If you've been feeling a little suicidally depressed lately (and who hasn't?), you might want to try a dose of Little Miss Sunshine, Jonathan Dayton and Valerie Faris' pitch-black comedy about a family that can't win for losing. Meet the Hoovers, Albuquerque's downwardly mobile, put-the-fun-back-in-dysfunctional representatives of the American Dream. That's Richard Hoover (Greg Kinnear) at the head of the table, a motivational speaker whose nine-step "Refuse to Lose" program keeps him from admitting defeat, despite all the evidence to the contrary. And that's Sheryl Hoover (Toni Collette) at the other end - wife, mother and wage-slave, who's had it up to here with the power of positive thinking. When life hands Sheryl lemons, as it so often does, she reaches for a bucket of chicken.
Over here we have Dwayne (Paul Dano), Richard and Sheryl's Nietzsche-worshiping son, who's taken a vow of silence - he communicates via scribbled messages, à la "I HATE EVERYONE" - until he flies off to the Air Force Academy next year, presumably never to return. And next to him is Olive (Abigail Breslin), the Little Miss Sunshine of Little Miss Sunshine. Like Marilyn Munster, Olive sticks out, with her air of normalcy, not to mention her sweet nature. But she also has this thing for beauty pageants, which appear to be Step Nine in her very own nine-step "Refuse to Lose" program. Alas, JonBenét Ramsey she's not. Her skin isn't bronzed. Her smile isn't plastered on. And she hasn't been coached to within an inch of her life. But maybe with the right winning attitude....
That leaves Frank (Steve Carell), Sheryl's brother, who'll be joining the family for dinner until he's once again allowed to handle sharp objects. The country's number-one Proust scholar, Frank recently lost his boyfriend to the country's number-two Proust scholar, and the resulting suicide attempt was, like everything else in his life recently, a failure. Finally, there's Grandpa (Alan Arkin), a porn-consuming, heroin-snorting Oscar the Grouch, who seems to believe that old age entitles him to say or do whatever he wants. And if this is all starting to sound like a Fox sitcom that got bumped for "Married with Children" reruns, that isn't too far off. But there's no laugh track. And the score could be described as "Music to Slit Your Wrists By."
Lest we spend the entire movie sitting around the house, watching the Hoovers stew in their own juices, scriptwriter Michael Arndt has cooked up an excuse for them to hit the road, although you may groan when you hear what it is.
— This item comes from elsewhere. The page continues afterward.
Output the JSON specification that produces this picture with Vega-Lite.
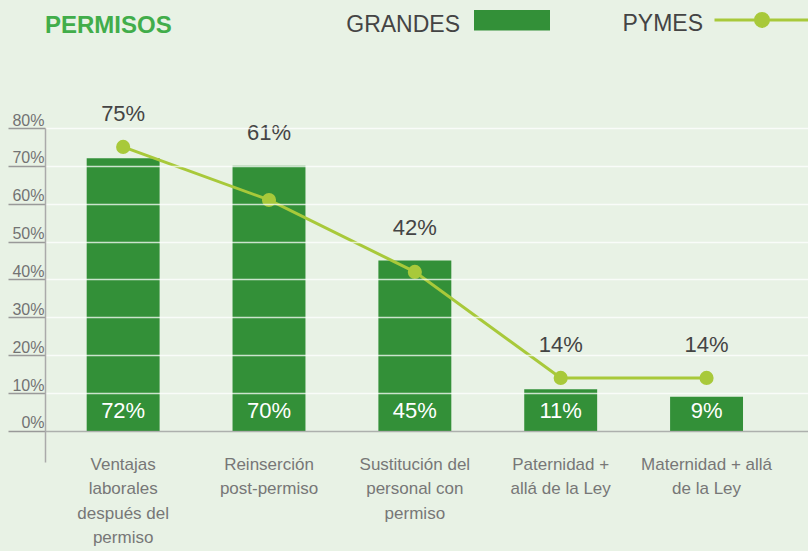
{
  "$schema": "https://vega.github.io/schema/vega-lite/v6.json",
  "width": 763,
  "height": 334,
  "autosize": {"type": "none"},
  "padding": {"left": 45, "top": 128, "right": 0, "bottom": 89},
  "background": "#e8f2e5",
  "config": {"view": {"stroke": null}, "font": "Liberation Sans"},
  "title": {
    "text": "PERMISOS",
    "anchor": "start",
    "frame": "group",
    "orient": "top",
    "font": "Liberation Sans",
    "fontSize": 24,
    "fontWeight": "bold",
    "color": "#41ad4a",
    "baseline": "alphabetic",
    "offset": 0,
    "dy": 82
  },
  "data": {
    "values": [
      {"categoria": "Ventajas\nlaborales\ndespués del\npermiso", "grandes": 0.72, "pymes": 0.75},
      {"categoria": "Reinserción\npost-permiso", "grandes": 0.70, "pymes": 0.61},
      {"categoria": "Sustitución del\npersonal con\npermiso", "grandes": 0.45, "pymes": 0.42},
      {"categoria": "Paternidad +\nallá de la Ley", "grandes": 0.11, "pymes": 0.14},
      {"categoria": "Maternidad + allá\nde la Ley", "grandes": 0.09, "pymes": 0.14}
    ]
  },
  "encoding": {
    "x": {
      "field": "categoria",
      "type": "nominal",
      "sort": null,
      "scale": {"paddingInner": 0.5, "paddingOuter": 0.3657, "align": 0.3908, "round": false},
      "axis": {
        "title": null,
        "domain": false,
        "ticks": false,
        "tickSize": 0,
        "labelAngle": 0,
        "labelPadding": 7,
        "labelBaseline": "alphabetic",
        "labelLineHeight": 24.5,
        "labelFontSize": 17,
        "labelFont": "Liberation Sans",
        "labelColor": "#777777",
        "labelExpr": "split(datum.label, '\\n')",
        "labelLimit": 300,
        "labelOverlap": false
      }
    }
  },
  "layer": [
    {
      "mark": {"type": "bar"},
      "encoding": {
        "y": {
          "field": "grandes",
          "type": "quantitative",
          "title": null,
          "scale": {"domain": [-0.082, 0.8], "nice": false, "zero": false},
          "axis": {
            "values": [0, 0.1, 0.2, 0.3, 0.4, 0.5, 0.6, 0.7, 0.8],
            "format": ".0%",
            "title": null,
            "zindex": 1,
            "domainColor": "#aaaaaa",
            "domainWidth": 1.5,
            "tickColor": "#999999",
            "tickWidth": 1.5,
            "tickSize": 37,
            "labelAlign": "right",
            "labelPadding": -36,
            "labelBaseline": "alphabetic",
            "labelOffset": -3,
            "labelFontSize": 16,
            "labelFont": "Liberation Sans",
            "labelColor": "#737373",
            "grid": true,
            "gridColor": {"condition": {"test": "datum.value === 0", "value": "#999999"}, "value": "#ffffff"},
            "gridOpacity": 0.75,
            "gridWidth": 1.5
          }
        },
        "color": {
          "datum": "GRANDES",
          "scale": {"range": ["#339038"]},
          "legend": {
            "orient": "none",
            "legendX": 429,
            "legendY": -141,
            "title": null,
            "padding": 0,
            "symbolType": "M-1,-0.397H1V0.147H-1Z",
            "symbolSize": 5776,
            "symbolStrokeWidth": 0,
            "symbolOpacity": 1,
            "labelFont": "Liberation Sans",
            "labelFontSize": 23,
            "labelColor": "#444444",
            "labelAlign": "right",
            "labelOffset": -90,
            "labelBaseline": "middle",
            "labelLimit": 300
          }
        }
      }
    },
    {
      "mark": {"type": "line", "strokeWidth": 3},
      "encoding": {
        "y": {"field": "pymes", "type": "quantitative", "title": null},
        "stroke": {
          "datum": "PYMES",
          "scale": {"range": ["#a8c93a"]},
          "legend": {
            "orient": "none",
            "legendX": 668,
            "legendY": -153,
            "title": null,
            "padding": 0,
            "symbolType": "M-1,-0.086H1M0.137,-0.086A0.137,0.137,0,1,1,-0.137,-0.086A0.137,0.137,0,1,1,0.137,-0.086Z",
            "symbolSize": 9025,
            "symbolStrokeWidth": 3,
            "symbolStrokeColor": "#a8c93a",
            "symbolFillColor": "#a8c93a",
            "symbolOpacity": 1,
            "labelFont": "Liberation Sans",
            "labelFontSize": 23,
            "labelColor": "#444444",
            "labelAlign": "right",
            "labelOffset": -108,
            "labelBaseline": "middle",
            "labelLimit": 300
          }
        }
      }
    },
    {
      "mark": {"type": "point", "filled": true, "size": 200, "color": "#a8c93a", "opacity": 1},
      "encoding": {
        "y": {"field": "pymes", "type": "quantitative", "title": null}
      }
    },
    {
      "transform": [{"fold": ["grandes", "pymes"], "as": ["serie", "v"]}],
      "mark": {"type": "text", "dy": -26, "baseline": "alphabetic", "fontSize": 22, "color": "#444444", "font": "Liberation Sans"},
      "encoding": {
        "y": {"field": "v", "aggregate": "max", "type": "quantitative", "title": null},
        "text": {"field": "pymes", "aggregate": "max", "type": "quantitative", "format": ".0%"}
      }
    },
    {
      "mark": {"type": "text", "dy": -13, "baseline": "alphabetic", "fontSize": 22, "color": "#ffffff", "font": "Liberation Sans"},
      "encoding": {
        "y": {"datum": 0},
        "text": {"field": "grandes", "format": ".0%"}
      }
    }
  ]
}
For reasons having little to do with her qualifications, Olive is suddenly eligible for a beauty pageant in Redondo Beach, and so it's "California, Here We Come." Luckily, the VW van breaks down almost before they reach the end of the driveway, turning Little Miss Sunshine into one of those road movies where every single mile has to be fought for. And the van itself, which the family has to push-start, becomes a potent symbol. They're running as fast as they can to keep up with their lives, even as their lives fall apart on them.
Hey, that's entertainment, as long as Little Miss Sunshine is sputtering down the highway. Sometimes, the filmmakers press too hard on the gas, driving home their message about John and Jane Q. Public having been sold a bill of goods. But as the absurdities mount, including a what-to-do-with-grandpa sequence straight out of National Lampoon's Vacation, the movie achieves a light farcical tone that's touchingly at odds with the mood everybody's in. The camerawork's rather flat, especially for directors who come out of MTV, but the acting - hilariously depressive, with nary an ironic wink at the audience - carries us through. And so does the movie's Slurpee-realism drabness, which generates the hard-earned laughs of a sad-faced clown. Winning? Winning's for losers.